• WORK REQUIRED
Extract exactly the lines from the top of the records through the line containing "expert_err = [60] * 30", and keep pictures out of the copy.

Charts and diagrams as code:
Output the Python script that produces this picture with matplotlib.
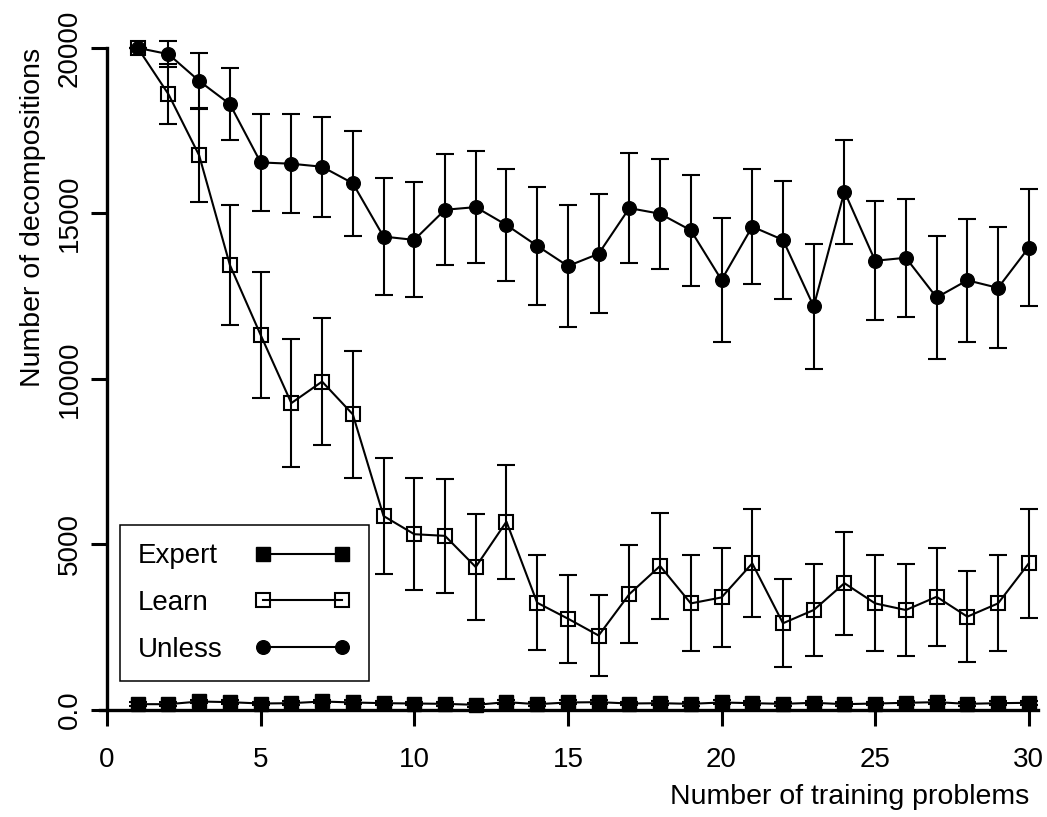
import numpy as np
import matplotlib
matplotlib.use("Agg")
import matplotlib.pyplot as plt

plt.rcParams['font.family'] = ['Liberation Sans', 'DejaVu Sans']

# values
problems = list(range(1, 31))

expert_mean = [176, 176, 257, 237, 196, 206, 257, 227, 206, 196, 186, 156, 237, 176, 227,
               237, 196, 206, 186, 227, 206, 186, 217, 176, 196, 217, 237, 186, 206, 217]
expert_err = [60] * 30

learn_mean = [20000, 18600, 16750, 13440, 11330, 9270, 9920, 8930, 5860, 5310, 5260, 4320,
              5690, 3240, 2760, 2250, 3500, 4350, 3220, 3400, 4430, 2620, 3020, 3830, 3220,
              3020, 3420, 2820, 3220, 4430]
learn_err = [0, 900, 1420, 1810, 1910, 1930, 1920, 1910, 1760, 1700, 1720, 1600, 1720, 1440,
             1330, 1230, 1480, 1610, 1450, 1490, 1630, 1330, 1400, 1550, 1450, 1400, 1480,
             1370, 1450, 1640]

unless_mean = [20000, 19810, 19000, 18300, 16540, 16500, 16410, 15910, 14300, 14200, 15110,
               15190, 14650, 14020, 13410, 13780, 15160, 14990, 14490, 12990, 14600, 14200,
               12190, 15660, 13570, 13660, 12460, 12980, 12750, 13970]
unless_err = [0, 385, 850, 1080, 1470, 1490, 1510, 1580, 1760, 1740, 1680, 1690, 1690, 1780,
              1830, 1800, 1670, 1660, 1670, 1880, 1740, 1790, 1890, 1570, 1790, 1780, 1860,
              1860, 1830, 1770]

x_ticks = [0, 5, 10, 15, 20, 25, 30]
y_ticks = [0, 5000, 10000, 15000, 20000]
y_tick_labels = ['0.0', '5000', '10000', '15000', '20000']

W, H = 1047, 817
fig = plt.figure(figsize=(W / 100, H / 100), dpi=100)
# axes placed in pixel terms: x from 100 to 1038, y from 30 to 710
ax = fig.add_axes([100 / W, 1 - 710 / H, 938 / W, 680 / H])

common = dict(color='black', lw=1.5, elinewidth=1.5, capsize=6.8, capthick=1.5,
              clip_on=False)

e_exp = ax.errorbar(problems, expert_mean, yerr=expert_err, fmt='-s', ms=10,
                    mfc='black', mec='black', **common)
e_learn = ax.errorbar(problems, learn_mean, yerr=learn_err, fmt='-s', ms=9.4,
                      mfc='none', mec='black', mew=1.5, **common)
e_unl = ax.errorbar(problems, unless_mean, yerr=unless_err, fmt='-o', ms=9.8,
                    mfc='black', mec='black', **common)

ax.set_xlim(-0.228, 30.30)
ax.set_ylim(0, 20540)

for side in ['top', 'right']:
    ax.spines[side].set_visible(False)
ax.spines['left'].set_position(('data', 0))
ax.spines['left'].set_bounds(0, 20000)
ax.spines['left'].set_linewidth(2.4)
ax.spines['bottom'].set_linewidth(2.4)

ax.set_xticks(x_ticks)
ax.set_yticks(y_ticks, y_tick_labels)
ax.tick_params(axis='both', direction='out', length=11.5, width=2.2, labelsize=20,
               color='black')
ax.tick_params(axis='x', pad=15)
ax.tick_params(axis='y', pad=6)
for lab in ax.get_yticklabels():
    lab.set_rotation(90)
    lab.set_va('center')

fig.text(33 / W, 1 - 48 / H, 'Number of decompositions', rotation=90, ha='center',
         va='top', fontsize=20.5)
fig.text(1029 / W, 1 - 797 / H, 'Number of training problems', ha='right',
         va='center', fontsize=20.5)

leg = ax.legend([e_exp[0], e_learn[0], e_unl[0]], ['Expert', 'Learn', 'Unless'],
                loc='lower left', bbox_to_anchor=(0.0213, 0.0426), borderaxespad=0,
                markerfirst=False, numpoints=2, fontsize=20, fancybox=False,
                edgecolor='black', framealpha=1, borderpad=0.65, handletextpad=1.15,
                handlelength=3.45, labelspacing=0.75)
leg.get_frame().set_linewidth(1.1)

# labels left aligned like the original: widen the gap after shorter labels
fig.canvas.draw()
rend = fig.canvas.get_renderer()
widths = [t.get_window_extent(rend).width for t in leg.get_texts()]
wmax = max(widths)
for col in leg._legend_handle_box.get_children():
    for row in col.get_children():
        txt = row.get_children()[0]._text
        w = txt.get_window_extent(rend).width
        row.sep = row.sep + (wmax - w) * 72 / fig.dpi
    col.align = 'left'

fig.savefig('out.png', dpi=100)
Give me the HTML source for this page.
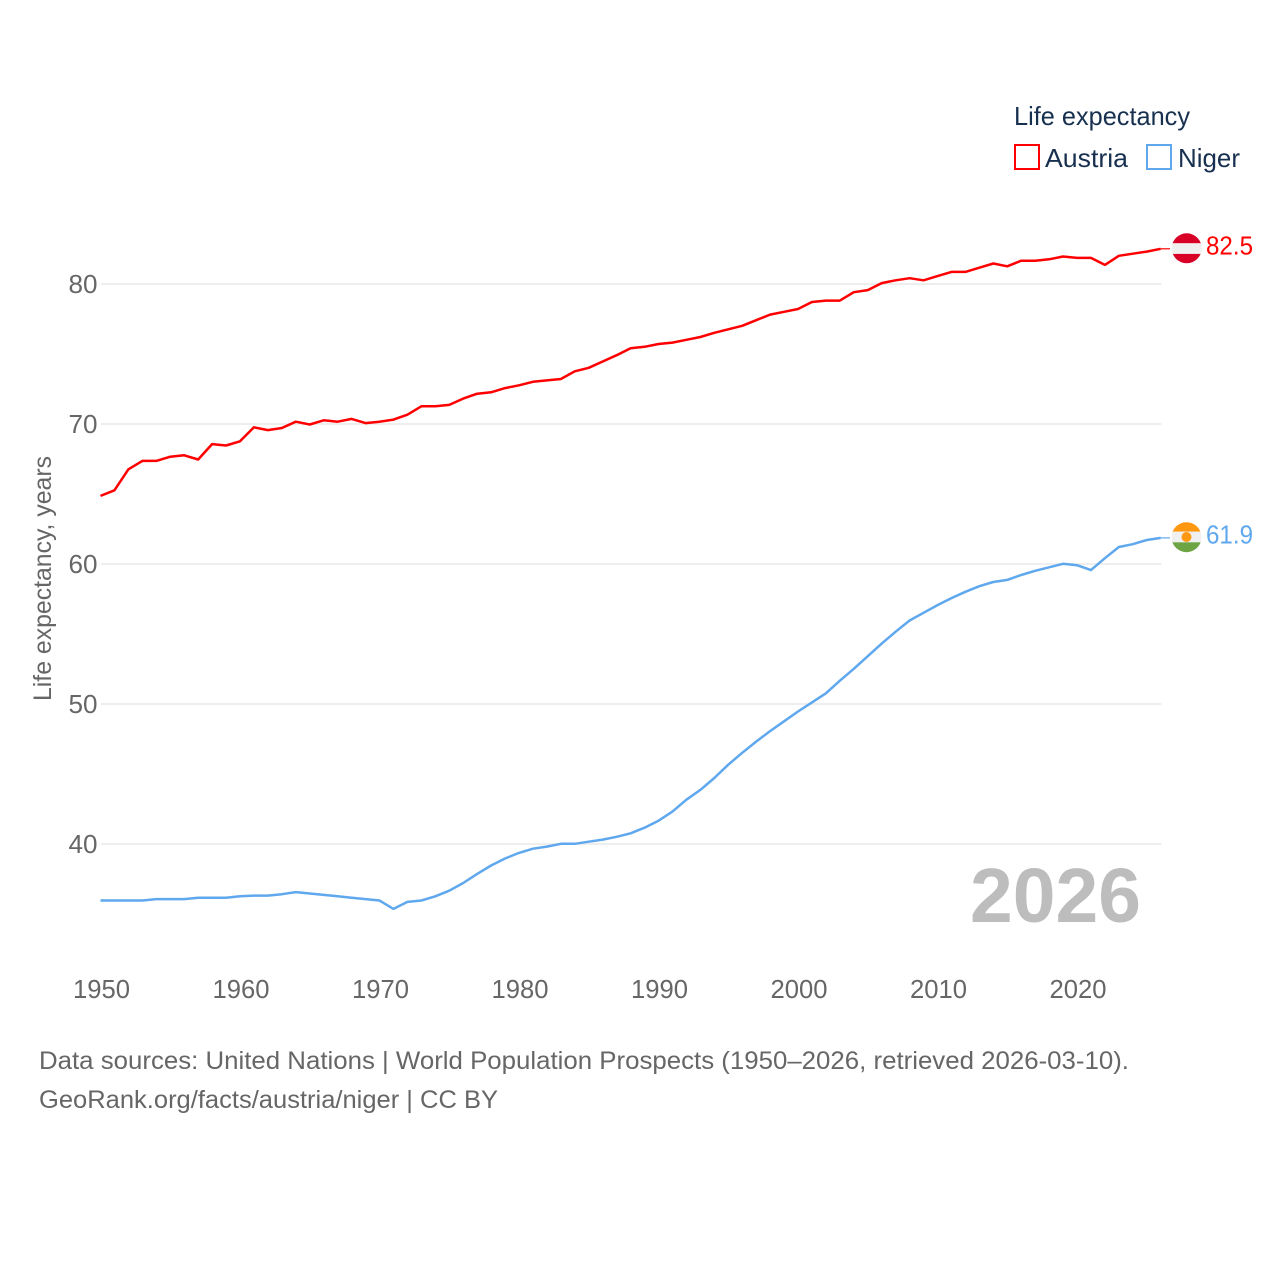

• REPLY
Output the Python script that produces this picture with matplotlib.
import numpy as np
import matplotlib
matplotlib.use("Agg")
import matplotlib.pyplot as plt

plt.rcParams['font.family'] = ['Liberation Sans', 'DejaVu Sans']

# values
problems = list(range(1, 31))

expert_mean = [176, 176, 257, 237, 196, 206, 257, 227, 206, 196, 186, 156, 237, 176, 227,
               237, 196, 206, 186, 227, 206, 186, 217, 176, 196, 217, 237, 186, 206, 217]
expert_err = [60] * 30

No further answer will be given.